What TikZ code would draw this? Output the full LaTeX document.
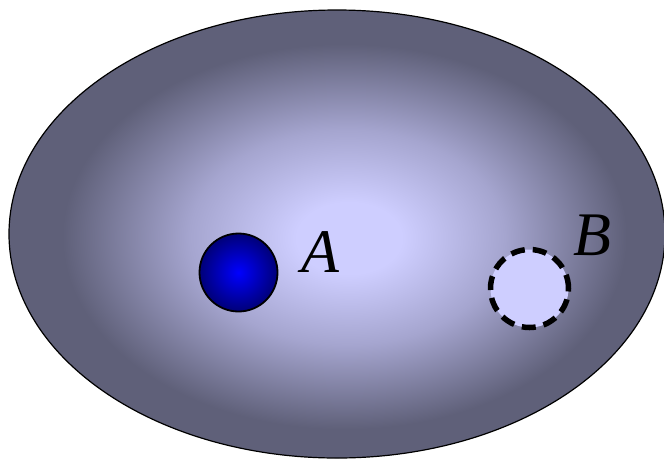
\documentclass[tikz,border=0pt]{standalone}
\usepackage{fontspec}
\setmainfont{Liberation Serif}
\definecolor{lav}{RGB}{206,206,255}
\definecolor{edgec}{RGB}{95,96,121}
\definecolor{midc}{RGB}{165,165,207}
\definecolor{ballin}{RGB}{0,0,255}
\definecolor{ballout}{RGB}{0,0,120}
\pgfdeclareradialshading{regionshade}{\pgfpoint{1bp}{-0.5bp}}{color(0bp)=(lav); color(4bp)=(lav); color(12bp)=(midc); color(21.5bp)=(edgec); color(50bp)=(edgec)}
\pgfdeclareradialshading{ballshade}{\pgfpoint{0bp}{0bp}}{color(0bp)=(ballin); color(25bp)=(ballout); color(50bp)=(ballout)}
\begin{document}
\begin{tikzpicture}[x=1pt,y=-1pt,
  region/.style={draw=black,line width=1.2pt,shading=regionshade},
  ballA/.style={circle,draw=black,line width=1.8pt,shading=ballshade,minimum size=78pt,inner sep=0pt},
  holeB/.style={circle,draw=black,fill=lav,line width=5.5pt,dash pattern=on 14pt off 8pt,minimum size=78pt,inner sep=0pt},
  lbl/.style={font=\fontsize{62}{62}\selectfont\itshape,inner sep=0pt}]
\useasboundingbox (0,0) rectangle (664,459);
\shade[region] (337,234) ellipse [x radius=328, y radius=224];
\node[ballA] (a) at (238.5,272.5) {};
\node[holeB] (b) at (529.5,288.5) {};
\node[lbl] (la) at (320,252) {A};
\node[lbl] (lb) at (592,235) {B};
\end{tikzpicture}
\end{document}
• • • •
WRITTEN REQUEST
Reproduce each line exactly, please, except for any pictures.

RESPONSE TO THE EXERCISE
What TikZ code would draw this? Output the full LaTeX document.
\documentclass[tikz,border=0pt]{standalone}
\usepackage{fontspec}
\setmainfont{Liberation Serif}
\definecolor{lav}{RGB}{206,206,255}
\definecolor{edgec}{RGB}{95,96,121}
\definecolor{midc}{RGB}{165,165,207}
\definecolor{ballin}{RGB}{0,0,255}
\definecolor{ballout}{RGB}{0,0,120}
\pgfdeclareradialshading{regionshade}{\pgfpoint{1bp}{-0.5bp}}{color(0bp)=(lav); color(4bp)=(lav); color(12bp)=(midc); color(21.5bp)=(edgec); color(50bp)=(edgec)}
\pgfdeclareradialshading{ballshade}{\pgfpoint{0bp}{0bp}}{color(0bp)=(ballin); color(25bp)=(ballout); color(50bp)=(ballout)}
\begin{document}
\begin{tikzpicture}[x=1pt,y=-1pt,
  region/.style={draw=black,line width=1.2pt,shading=regionshade},
  ballA/.style={circle,draw=black,line width=1.8pt,shading=ballshade,minimum size=78pt,inner sep=0pt},
  holeB/.style={circle,draw=black,fill=lav,line width=5.5pt,dash pattern=on 14pt off 8pt,minimum size=78pt,inner sep=0pt},
  lbl/.style={font=\fontsize{62}{62}\selectfont\itshape,inner sep=0pt}]
\useasboundingbox (0,0) rectangle (664,459);
\shade[region] (337,234) ellipse [x radius=328, y radius=224];
\node[ballA] (a) at (238.5,272.5) {};
\node[holeB] (b) at (529.5,288.5) {};
\node[lbl] (la) at (320,252) {A};
\node[lbl] (lb) at (592,235) {B};
\end{tikzpicture}
\end{document}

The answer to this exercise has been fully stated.